Bien entendu, comme pour toute entreprise, il y a des spécificités sectorielles à prendre en compte. Par exemple, certains cabinets peuvent être amenés à traiter des données personnelles très sensibles : je pense notamment au droit de la famille ou au droit pénal. De plus, les données personnelles que nous traitons peuvent concerner des personnes qui ne sont pas clientes du cabinet : quid par exemple des données personnelles des autres parties à un litige ? Comment assurer la transparence nécessaire auprès de ces personnes au titre du RGPD, sans compromettre notre devoir déontologique de secret professionnel ? Ce sont des vraies questions auxquelles il faut trouver des solutions pratiques.

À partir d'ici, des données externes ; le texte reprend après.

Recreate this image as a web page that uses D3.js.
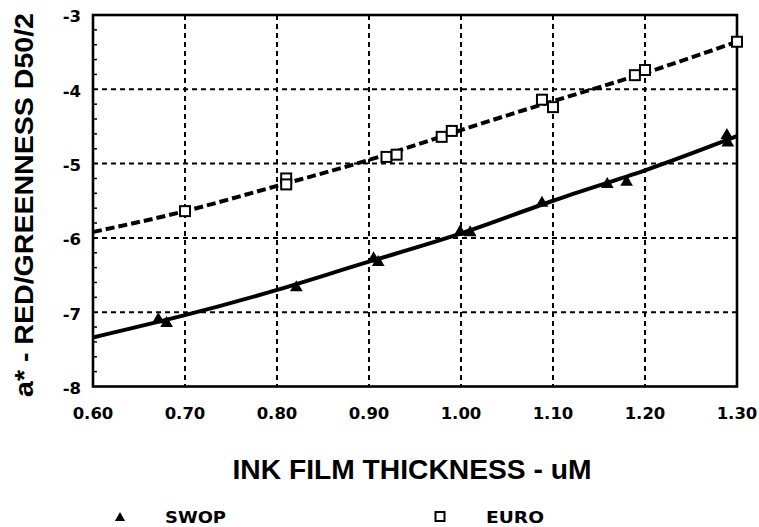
<!DOCTYPE html>
<html>
<head>
<meta charset="utf-8">
<script src="https://cdn.jsdelivr.net/npm/d3@7"></script>
<style>
body { margin: 0; background: #fff; }
svg { display: block; }
</style>
</head>
<body>
<svg width="759" height="527"></svg>
<script>

var xTicks = [0.60, 0.70, 0.80, 0.90, 1.00, 1.10, 1.20, 1.30];
var yTicks = [-3, -4, -5, -6, -7, -8];

// measured points
var swopX = [0.671, 0.680, 0.821, 0.905, 0.910, 0.999, 1.010, 1.088, 1.159, 1.180, 1.289, 1.290];
var swopY = [-7.10, -7.15, -6.67, -6.28, -6.33, -5.92, -5.93, -5.53, -5.28, -5.25, -4.62, -4.72];

var euroX = [0.700, 0.810, 0.810, 0.919, 0.930, 0.979, 0.990, 1.088, 1.100, 1.189, 1.200, 1.300];
var euroY = [-5.64, -5.20, -5.28, -4.91, -4.88, -4.64, -4.56, -4.14, -4.24, -3.81, -3.74, -3.36];

// fitted curves
var fitX = [0.60, 0.70, 0.80, 0.90, 1.00, 1.10, 1.20, 1.30];
var swopFit = [-7.34, -7.04, -6.70, -6.32, -5.94, -5.50, -5.09, -4.63];
var euroFit = [-5.92, -5.64, -5.30, -4.95, -4.55, -4.16, -3.78, -3.36];

var svg = d3.select('svg');

var x = d3.scaleLinear().domain([0.60, 1.30]).range([93, 737]);
var y = d3.scaleLinear().domain([-8, -3]).range([386.5, 15]);

var tickFont = 'DejaVu Sans, Arial, sans-serif';
var titleFont = 'Liberation Sans, Arial, sans-serif';

// grid
svg.append('g')
    .selectAll('line')
    .data(xTicks.slice(1, -1))
    .join('line')
    .attr('x1', d => x(d)).attr('x2', d => x(d))
    .attr('y1', y(-3)).attr('y2', y(-8))
    .attr('stroke', '#000')
    .attr('stroke-width', 2)
    .attr('stroke-dasharray', '5,4');

svg.append('g')
    .selectAll('line')
    .data(yTicks.slice(1, -1))
    .join('line')
    .attr('x1', x(0.60)).attr('x2', x(1.30))
    .attr('y1', d => y(d)).attr('y2', d => y(d))
    .attr('stroke', '#000')
    .attr('stroke-width', 2)
    .attr('stroke-dasharray', '5,4');

// minor ticks on the left axis
var minor = d3.range(-8, -3, 0.2).filter(d => Math.abs(d - Math.round(d)) > 0.01);
svg.append('g')
    .selectAll('line')
    .data(minor)
    .join('line')
    .attr('x1', x(0.60)).attr('x2', x(0.60) + 4)
    .attr('y1', d => y(d)).attr('y2', d => y(d))
    .attr('stroke', '#000')
    .attr('stroke-width', 1.5);

// frame
svg.append('rect')
    .attr('x', x(0.60))
    .attr('y', y(-3))
    .attr('width', x(1.30) - x(0.60))
    .attr('height', y(-8) - y(-3))
    .attr('fill', 'none')
    .attr('stroke', '#000')
    .attr('stroke-width', 2.6);

// tick labels
svg.append('g')
    .selectAll('text')
    .data(xTicks)
    .join('text')
    .attr('x', d => x(d))
    .attr('y', 419)
    .attr('text-anchor', 'middle')
    .attr('font-family', tickFont)
    .attr('font-weight', 'bold')
    .attr('font-size', 16.5)
    .text(d => d.toFixed(2));

svg.append('g')
    .selectAll('text')
    .data(yTicks)
    .join('text')
    .attr('x', 81)
    .attr('y', d => y(d))
    .attr('dy', '0.45em')
    .attr('text-anchor', 'end')
    .attr('font-family', tickFont)
    .attr('font-weight', 'bold')
    .attr('font-size', 16.5)
    .text(d => d);

// fitted lines
var line = d3.line()
    .x(d => x(d[0]))
    .y(d => y(d[1]))
    .curve(d3.curveNatural);

svg.append('path')
    .datum(fitX.map((d, i) => [d, swopFit[i]]))
    .attr('d', line)
    .attr('fill', 'none')
    .attr('stroke', '#000')
    .attr('stroke-width', 4);

svg.append('path')
    .datum(fitX.map((d, i) => [d, euroFit[i]]))
    .attr('d', line)
    .attr('fill', 'none')
    .attr('stroke', '#000')
    .attr('stroke-width', 4)
    .attr('stroke-dasharray', '9,4');

// markers
var tri = d3.symbol().type(d3.symbolTriangle).size(70);

svg.append('g')
    .selectAll('path')
    .data(swopX.map((d, i) => [d, swopY[i]]))
    .join('path')
    .attr('transform', d => 'translate(' + x(d[0]) + ',' + y(d[1]) + ')')
    .attr('d', tri)
    .attr('fill', '#000');

svg.append('g')
    .selectAll('rect')
    .data(euroX.map((d, i) => [d, euroY[i]]))
    .join('rect')
    .attr('x', d => x(d[0]) - 5)
    .attr('y', d => y(d[1]) - 5)
    .attr('width', 10)
    .attr('height', 10)
    .attr('fill', '#fff')
    .attr('stroke', '#000')
    .attr('stroke-width', 2);

// axis titles
svg.append('text')
    .attr('x', 412)
    .attr('y', 479)
    .attr('text-anchor', 'middle')
    .attr('font-family', titleFont)
    .attr('font-weight', 'bold')
    .attr('font-size', 28)
    .attr('textLength', 359)
    .attr('lengthAdjust', 'spacingAndGlyphs')
    .text('INK FILM THICKNESS - uM');

svg.append('text')
    .attr('transform', 'translate(33,205) rotate(-90)')
    .attr('text-anchor', 'middle')
    .attr('font-family', titleFont)
    .attr('font-weight', 'bold')
    .attr('font-size', 26)
    .attr('textLength', 384)
    .attr('lengthAdjust', 'spacingAndGlyphs')
    .text('a* - RED/GREENNESS D50/2');

// legend
svg.append('path')
    .attr('transform', 'translate(120,518)')
    .attr('d', d3.symbol().type(d3.symbolTriangle).size(45))
    .attr('fill', '#000');

svg.append('text')
    .attr('x', 165)
    .attr('y', 523)
    .attr('font-family', tickFont)
    .attr('font-weight', 'bold')
    .attr('font-size', 16)
    .attr('textLength', 61)
    .attr('lengthAdjust', 'spacingAndGlyphs')
    .text('SWOP');

svg.append('rect')
    .attr('x', 435.5)
    .attr('y', 512)
    .attr('width', 9)
    .attr('height', 9)
    .attr('fill', '#fff')
    .attr('stroke', '#000')
    .attr('stroke-width', 2);

svg.append('text')
    .attr('x', 486)
    .attr('y', 523)
    .attr('font-family', tickFont)
    .attr('font-weight', 'bold')
    .attr('font-size', 16)
    .attr('textLength', 58)
    .attr('lengthAdjust', 'spacingAndGlyphs')
    .text('EURO');

</script>
</body>
</html>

Par ailleurs, le statut de collaborateur libéral crée des questions juridiques intéressantes autour de la qualification du cabinet. Par exemple, lorsque le cabinet propose des moyens informatiques au collaborateur pour le traitement de ses dossiers personnels, il paraît être sous-traitant au sens du RGPD. Le cabinet est alors obligé de présenter au collaborateur des garanties de conformité via un accord spécifique et, en théorie, le collaborateur pourrait alors demander d’auditer le cabinet. Les cabinets doivent donc bien réfléchir à la nature, l’étendue et l’encadrement des outils et systèmes informatiques qu’ils souhaitent mettre à disposition de leurs collaborateurs dans ce contexte. Et cela complique la rédaction de sa charte informatique.

5. Quelles peuvent être les solutions apportées par les legaltechs ?

Nous travaillons depuis longtemps avec des partenaires informatiques de confiance sur le développement d’outils innovants, tels que notre chatbot RGPD : robot conversationnel doté d’une base de 300 questions que nous avons développé avec le concepteur d’intelligence artificielle Inbenta.

Nous avons également une legaltech, la société QUID.IA, avec laquelle nous travaillons sur différents projets de compliance. Actuellement, nos deux sociétés sont en phase de déploiement d’une plateforme de suivi de la mise en conformité au RGPD. Dans cette optique, notre connaissance du métier d’avocat nous permet d’intervenir en tant que DPO de certains cabinets et les faire bénéficier des outils que nous avons développés, qui peuvent être configurés spécifiquement pour les acteurs du secteur juridique.

Je trouve que de telles solutions représentent une aide précieuse pour les avocats et les DPO, qui ont besoin de supports numériques à hauteur du défi que pose la compliance.

Je suis cependant convaincue que l’intervention directe de l’avocat restera essentielle du point de vue du client, qui aura toujours besoin de sa vision stratégique et de sa capacité pédagogique. Les progiciels juridiques sont des outils, ni plus ni moins, et il faut savoir les piloter. Pour cette raison, elles ne remplaceront pas l’humain.